Seine persönlichen Erfahrungen bewegten ihn dazu, sein Leben der Holocaustforschung in Lettland zu verschreiben. Keine einfache Aufgabe, da die Sowjetunion den Judenmord tabuisierte. Erst nach der lettischen Unabhängigkeit 1991 konnte Historiker Vestermanis das erste jüdische Museum in Riga gründen. Anfang der 90er-Jahre empfing er dort eine Delegation der deutschen Kriegsgräberfürsorge, die nach Gräbern der deutschen Kriegsgefangenen suchten:
"Wir wussten, wo es deutsche Kriegsgefangenenlager gab, da sind ja auch viele gestorben und wir haben viel geholfen und nach einigen Monaten kamen sie, sich zu verabschieden und zu bedanken: ,Wir haben das erledigtʼ."
"Um Gottes willen: die Soldatengräber − sind das die einzigen?"
Die waren überzeugt − ja!
"Und die Gräber der deutschen Bürger jüdischer Abstammung?"
"Ach, da soll die lettische Regierung dafür sorgen."
"Und da haben wir wirklich − ich war ja verhältnismäßig jünger und viel frecher, möchte ich sagen, mit viel jiddischer Chuzpe − wir haben da schrecklich Radau geschlagen. Letzten Endes hat es in beinahe allen größeren Städten, wo die Transporte, die gingen nicht nach Riga, die gingen nach Kauen und Minsk, wo sie alle sofort ermordet wurden − da wurden Städtekomitees gegründet, und die haben das Geld gesammelt, wir haben da auch mitgemacht mit unseren sehr bescheidenen Mitteln."
5.000 Stelen erinnern an die Toten
So entstand im Jahr 2000 das "Rigakomitee", ein in deutscher Erinnerungskultur einzigartiger Zusammenschluss von mittlerweile 50 Gemeinden, die an das Schicksal der aus ihren Orten nach Riga verschleppten jüdischen Nachbarn erinnern wollen. Dank der gesammelten Mittel hat das Rigakomitee im November 2001 im Wald von Bikernieki eine Gräber- und Gedenkstätte eingeweiht. Etwa 5.000 Stelen aus Granit, die an alte jüdische Grabsteine erinnern, stehen symbolisch für ermordete Juden aus Berlin, Bielefeld, Dortmund, Düsseldorf, Hamburg...

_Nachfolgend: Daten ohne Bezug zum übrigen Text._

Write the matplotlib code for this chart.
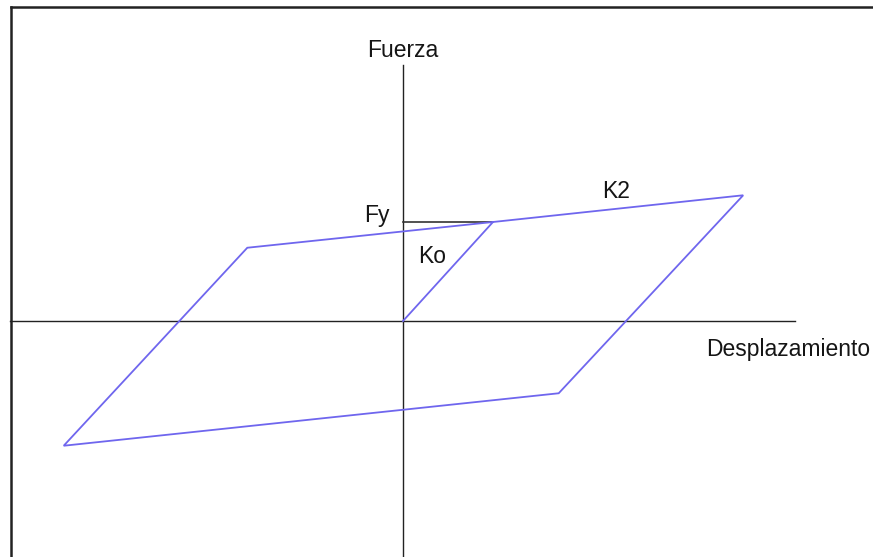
import matplotlib
matplotlib.use("Agg")
import matplotlib.pyplot as plt
from matplotlib.lines import Line2D

plt.rcParams['font.family'] = ['Liberation Sans', 'DejaVu Sans']

# Hysteresis loop (bilinear model), normalised units: Dy = 1, Fy = 1
disp = [0.0, 1.0, 3.78, 1.73, -3.77, -1.73, 1.0]
force = [0.0, 1.0, 1.27, -0.73, -1.26, 0.74, 1.0]

# Yield force reference line
fy_disp = [0.0, 1.0]
fy_force = [1.0, 1.0]

# Axis extents
x_axis_range = [-4.37, 4.36]
y_axis_range = [-2.39, 2.59]

labels = {"fuerza": "Fuerza", "desp": "Desplazamiento", "k2": "K2", "fy": "Fy", "ko": "Ko"}

W, H = 873, 557
fig = plt.figure(figsize=(W / 100, H / 100), dpi=100)
ax = fig.add_axes([0, 0, 1, 1])
ox, oy, sx, sy = 403, 321, 90.0, 99.0
ax.set_xlim((0 - ox) / sx, (W - ox) / sx)
ax.set_ylim((oy - H) / sy, (oy - 0) / sy)
ax.axis('off')

def px(x, y):
    return (x - ox) / sx, (oy - y) / sy

# Axes lines
ax.plot(x_axis_range, [0, 0], color='#222222', lw=1.0)
ax.plot([0, 0], y_axis_range, color='#222222', lw=1.0)

# Fy horizontal line
ax.plot(fy_disp, fy_force, color='#333333', lw=1.2)

# Loop
ax.plot(disp, force, color='#6f66ee', lw=1.3, solid_joinstyle='miter')

fs = 16.5
tc = '#151515'
ax.text(*px(403, 57), labels["fuerza"], ha='center', va='baseline', fontsize=fs, color=tc)
ax.text(*px(706, 356), labels["desp"], ha='left', va='baseline', fontsize=fs, color=tc)
ax.text(*px(602, 198), labels["k2"], ha='left', va='baseline', fontsize=fs, color=tc)
ax.text(*px(364, 222), labels["fy"], ha='left', va='baseline', fontsize=fs, color=tc)
ax.text(*px(418, 263), labels["ko"], ha='left', va='baseline', fontsize=fs, color=tc)

# Frame (left and top borders)
fig.add_artist(Line2D([10.5 / W, 10.5 / W], [0, 1 - 7 / H], transform=fig.transFigure,
                      color='#222222', lw=1.8))
fig.add_artist(Line2D([10.5 / W, 1], [1 - 7 / H, 1 - 7 / H], transform=fig.transFigure,
                      color='#222222', lw=1.8))

fig.savefig('out.png', dpi=100)
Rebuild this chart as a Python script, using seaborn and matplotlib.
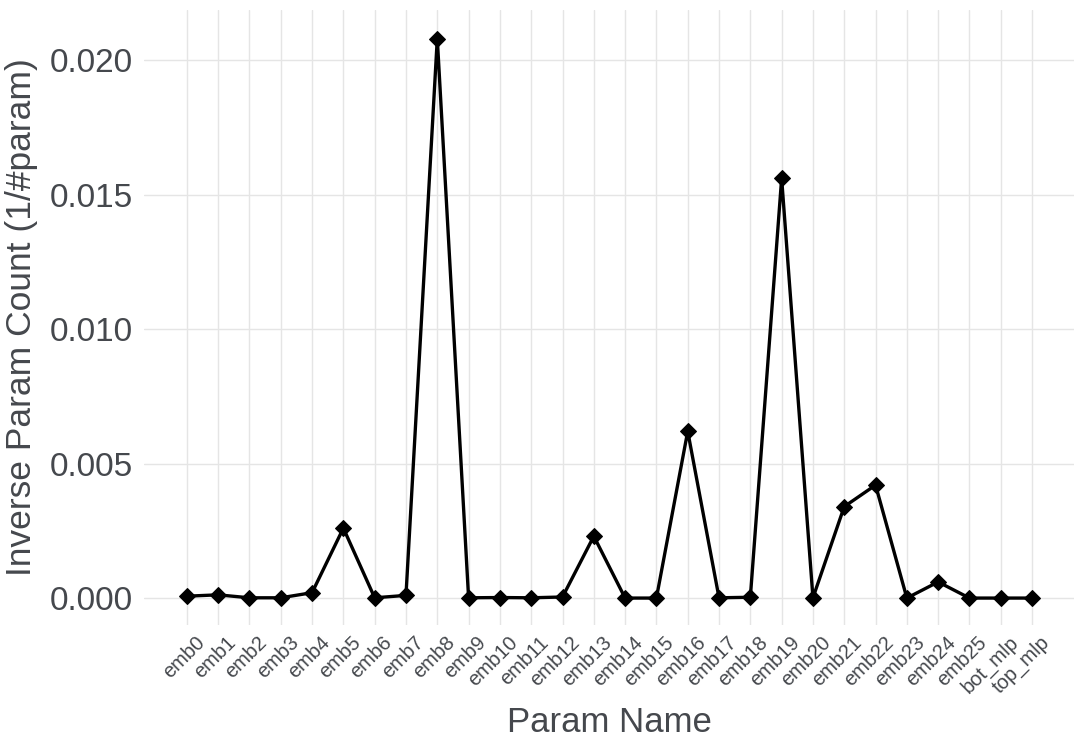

Margers Vestermanis, der das Projekt ins Leben gerufen hat, durfte das Zitat für den Hauptgedenkstein aussuchen:
"Und ich habe aus dem Buch Hiob gewählt: ‚Erde, verdecke nicht mein Blut und lasse mein Geschrei bis zum Himmel ertönen.' Und das steht noch bis zum heutigen Tage und da ist nichts mehr hinzuzufügen."